In other words, perhaps it is better at times not to ask questions you don’t want to hear the answers to.
What if for a plethora of reasons ranging from the turmoil in the region, to the bifurcated nature of the Palestinian entity (Hamas vs. Fatah) and a strong right-wing component in the Israeli government, conditions are not amenable now for a final status agreement? In April 2002, Dennis Ross, who was the chief Middle East negotiator during Camp David, was asked in a Fox interview what, in his view, was the reason Arafat said “no” at Camp David (Malley and Ross deeply disagreed on this matter).
“Because fundamentally I do not believe he can end the conflict,” Ross said. “We had one critical clause in this agreement, and that clause was, this is the end of the conflict.”
“Arafat’s whole life has been governed by struggle and a cause,” Ross continued. “Everything he has done as leader of the Palestinians is to always leave his options open, never close a door.

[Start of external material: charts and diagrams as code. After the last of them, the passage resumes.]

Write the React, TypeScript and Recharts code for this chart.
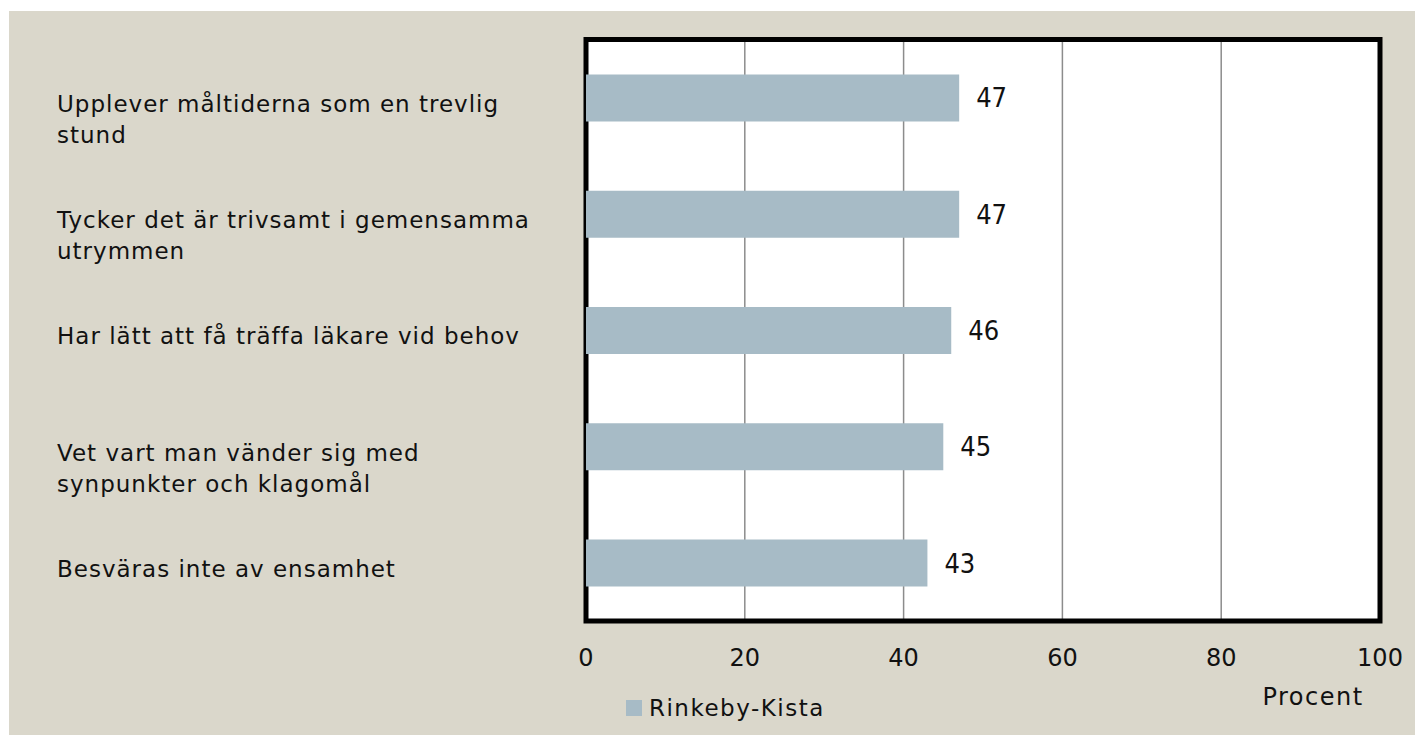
import React from 'react';
import { BarChart, Bar, XAxis, YAxis, CartesianGrid, ReferenceArea, LabelList, Legend } from 'recharts';

const categories: string[] = [
  'Upplever måltiderna som en trevlig\nstund',
  'Tycker det är trivsamt i gemensamma\nutrymmen',
  'Har lätt att få träffa läkare vid behov',
  'Vet vart man vänder sig med\nsynpunkter och klagomål',
  'Besväras inte av ensamhet',
];
const values: number[] = [47, 47, 46, 45, 43];
const xTicks: number[] = [0, 20, 40, 60, 80, 100];
const seriesName = 'Rinkeby-Kista';
const axisTitle = 'Procent';

const data = categories.map((c, i) => ({ name: c, value: values[i] }));

const W = 1406;
const H = 724;
const FONT = "'DejaVu Sans', sans-serif";
const NUM_FONT = "'Liberation Sans Narrow', 'DejaVu Sans Condensed', sans-serif";
const BG = '#DAD7CB';
const BAR = '#A7BBC6';

function YTick(props: any) {
  const { y, payload } = props;
  const lines = String(payload.value).split('\n');
  return (
    <g>
      {lines.map((l, i) => (
        <text key={i} x={48} y={y + 14 + i * 31} fontSize={23} letterSpacing={1} fontFamily={FONT} fill="#111" textAnchor="start">
          {l}
        </text>
      ))}
    </g>
  );
}

function XTick(props: any) {
  const { x, y, payload } = props;
  return (
    <text x={x} y={y + 45} fontSize={24} fontFamily={FONT} fill="#111" textAnchor="middle">
      {payload.value}
    </text>
  );
}

function AxisTitle(props: any) {
  const vb = props.viewBox || {};
  return (
    <text x={vb.x + vb.width - 67} y={vb.y + 84} fontSize={24} letterSpacing={1.5} fontFamily={FONT} fill="#111" textAnchor="middle">
      {axisTitle}
    </text>
  );
}

function LegendContent() {
  return (
    <div style={{ display: 'flex', alignItems: 'center', height: 24, fontFamily: FONT, fontSize: 23, letterSpacing: 1.5, color: '#111' }}>
      <span style={{ display: 'inline-block', width: 16, height: 16, background: BAR, marginRight: 7 }} />
      <span>{seriesName}</span>
    </div>
  );
}

export default function App() {
  return (
    <div style={{ position: 'absolute', left: 9, top: 11, width: W, height: H, background: BG }}>
      <BarChart
        width={W}
        height={H}
        data={data}
        layout="vertical"
        margin={{ top: 28.5, right: 35, left: 0, bottom: 50 }}
        barCategoryGap="30%"
      >
        <CartesianGrid horizontal={false} fill="#ffffff" stroke="#8c8c8c" strokeWidth={1.5} />
        <ReferenceArea x1={0} x2={100} fill="none" stroke="#000" strokeWidth={5} />
        <XAxis
          type="number"
          domain={[0, 100]}
          ticks={xTicks}
          height={40}
          axisLine={false}
          tickLine={false}
          tickSize={0}
          tickMargin={0}
          tick={<XTick />}
          label={<AxisTitle />}
          interval={0}
        />
        <YAxis
          type="category"
          dataKey="name"
          width={577}
          axisLine={false}
          tickLine={false}
          tickSize={0}
          tickMargin={0}
          tick={<YTick />}
          interval={0}
        />
        <Legend
          verticalAlign="bottom"
          content={<LegendContent />}
          wrapperStyle={{ left: 617, top: 685, bottom: 'auto', width: 300, height: 24 }}
        />
        <Bar dataKey="value" name={seriesName} fill={BAR} isAnimationActive={false}>
          <LabelList
            dataKey="value"
            position="right"
            offset={17}
            fill="#111"
            fontSize={27}
            fontFamily={NUM_FONT}
          />
        </Bar>
      </BarChart>
    </div>
  );
}
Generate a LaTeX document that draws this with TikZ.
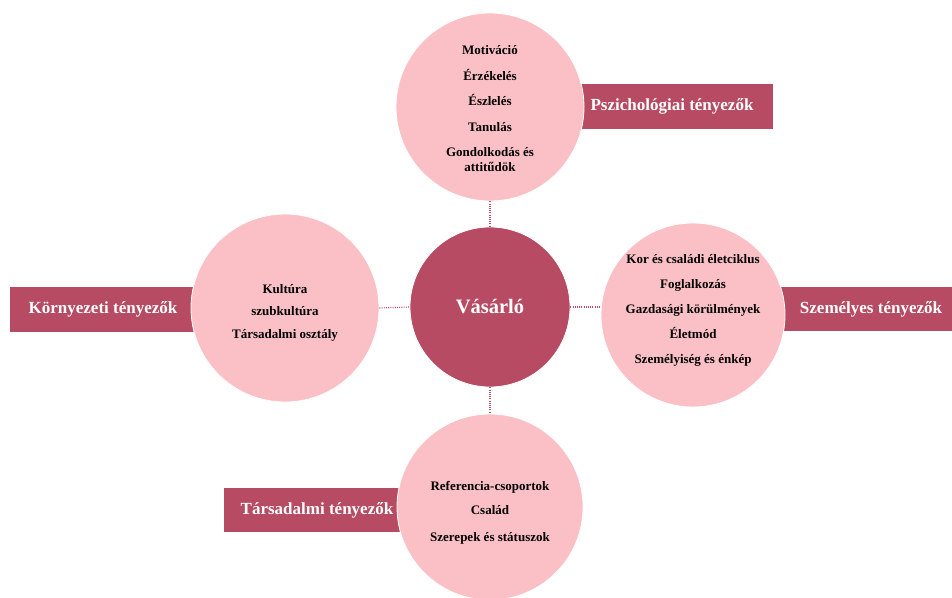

He was being asked here, you’ve got to close the door. For him to end the conflict is to end himself.”
What Ross said of Arafat may, to a lesser degree, extend to Abbas as well.
At 78-years-old, is he going to want to be the one to go down in Palestinian history as the leader to have closed the door on all the maximalist Palestinian aspirations, including the right of refugees and their descendants to return to pre-1967 Israel? And do his people – and Hamas is a big part of his people – want him to do so? Kerry is forcing the issue, dragging the sides back to the table kicking and screaming. For this he has already won many plaudits. But is what is good for Kerry and America’s standing in the region, necessarily good for Israel and the Palestinians?